Current State-of-the-Art
While DNA, RNA, and proteins containing natural building blocks are readily synthesized using natural biological machinery and the rules of templated biosynthesis, DNA, RNA, and proteins containing modified or unnatural building blocks, including ones that recapitulate post-translational modifications, are difficult to access. Only certain unnatural building blocks are available, only a few distinct unnatural building blocks can be used simultaneously, and the length of fully unnatural polymers that can be produced is extremely low compared to natural counterparts. Overcoming these bottlenecks will lead to new biomolecules with expanded functions stemming from the diversity of non-canonical and unnatural building blocks that could become available to synthetic biology.
The design, generation, and evolution of macromolecules containing unnatural building blocks relies on the achievement of the same capabilities as the production of wholly-natural macromolecules. This Goal reflects the special considerations necessary for the utilization of unnatural building blocks.
Breakthrough Capabilities & Milestones
PCR, reverse transcription, cellular replication, and transcription of fully unnatural nucleotide-containing genes of up to 400 base pairs.
At this length, unnatural aptamer and aptazyme polymers could be regularly evolved and engineered.
Identification of “missing” functionality or functionalities in A-T-G-C base pairs.
Bottleneck/Challenge: Previous work in this field has focused on achieving unnatural base pair incorporation rather than on the incorporation of “useful” bases with specialized chemical functionalities in mind (e.g., metal chelators, novel functional groups etc.).
Potential Solution: Potentially useful chemical functionalities should be enumerated.
Improved in vitro manipulation of unnatural nucleic acids.
Bottleneck/Challenge: Evolution of unnatural aptamers, allosteric regulators and aptazymes requires reverse transcription in order to complete cycles of synthesis and selection.
Potential Solution: Evolve/engineer reverse transcriptases that can incorporate the array of unnatural nucleotides and be able to be easily adjusted to incorporate additional chemistries as they are developed.
Expansion of unnatural nucleotide toolkit.
Bottleneck/Challenge: At present, transcription and translation of DNA containing unnatural base pairs has been achieved only in the context of a single specialized unnatural base pair and only in E. coli.
Bottleneck/Challenge: Success in this endeavor required extensive optimization.
Potential Solution: Begin to explore alternative (previously explored) unnatural base pairs in the context of the optimized conditions, especially ones that do not perturb the double helical structure of DNA and can be incorporated in any sequence context.

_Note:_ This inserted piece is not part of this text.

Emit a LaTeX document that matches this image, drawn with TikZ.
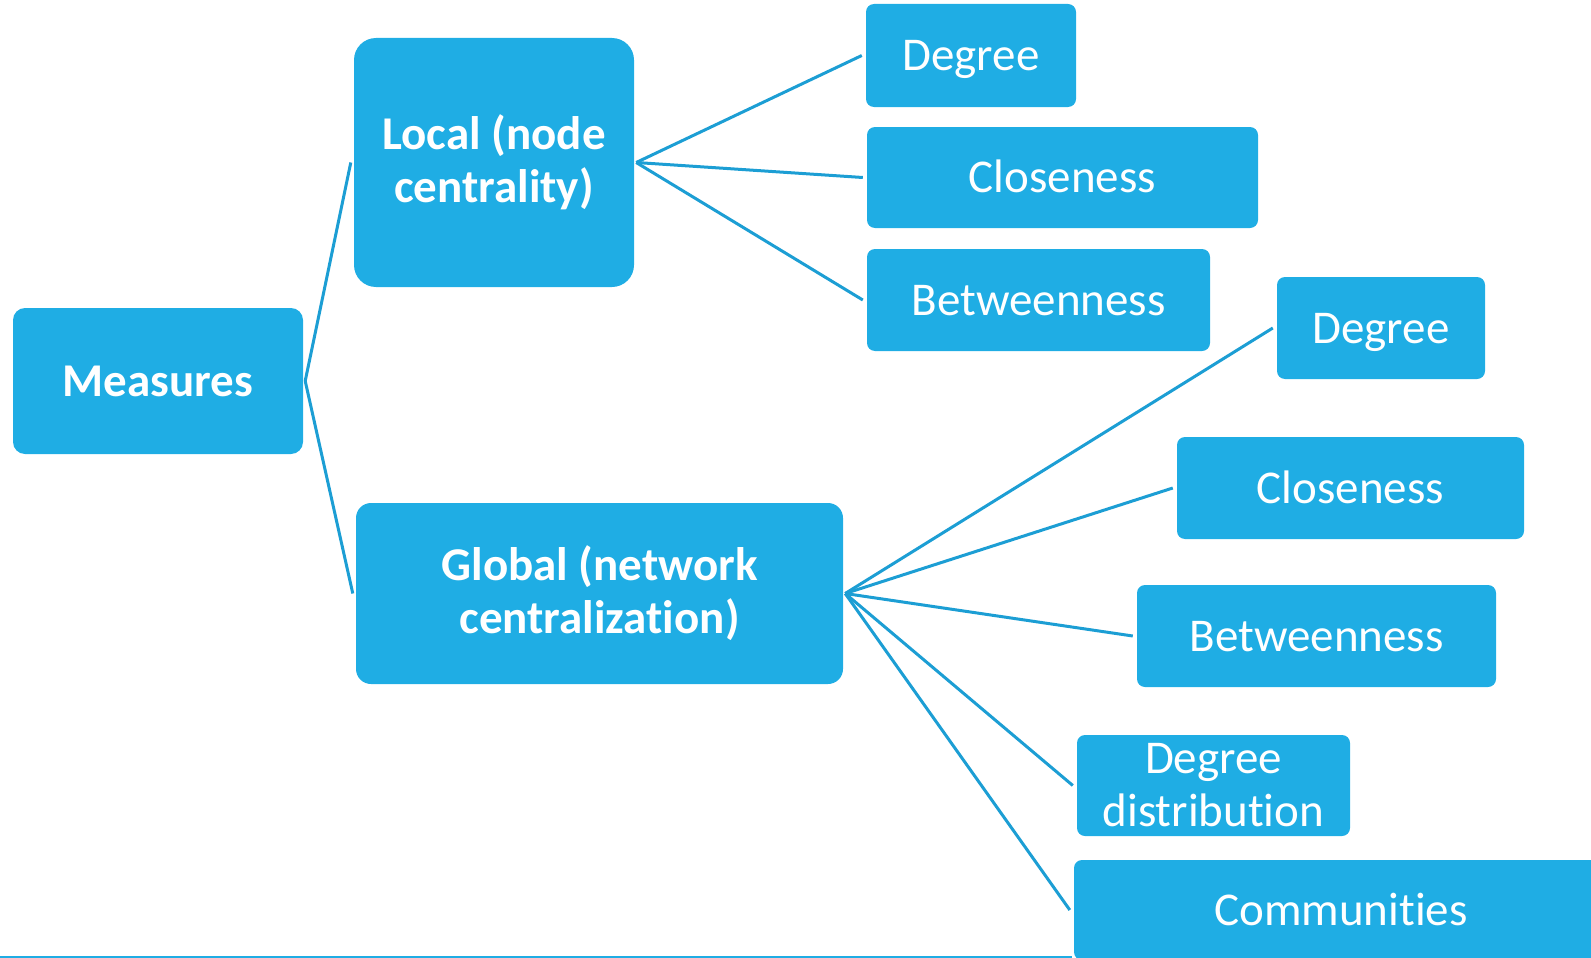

Biosynthesis of unnatural nucleotides.
Bottleneck/Challenge: Current unnatural base pairs must be chemically synthesized, which could limit the ability to use them in large scale applications.
Potential Solution: Engineered biosynthetic pathways capable of generating non-natural bases in vivo.
Bottleneck/Challenge: Considerations must be made regarding the risks and impacts of release of non-natural nucleic acids into nature.
Organisms capable of full replication, maintenance, and transcription of a plasmid or artificial chromosome made up entirely of unnatural bases.
Bottleneck/Challenge: Transcripts should confer useful function for the organism and also be made entirely of unnatural bases.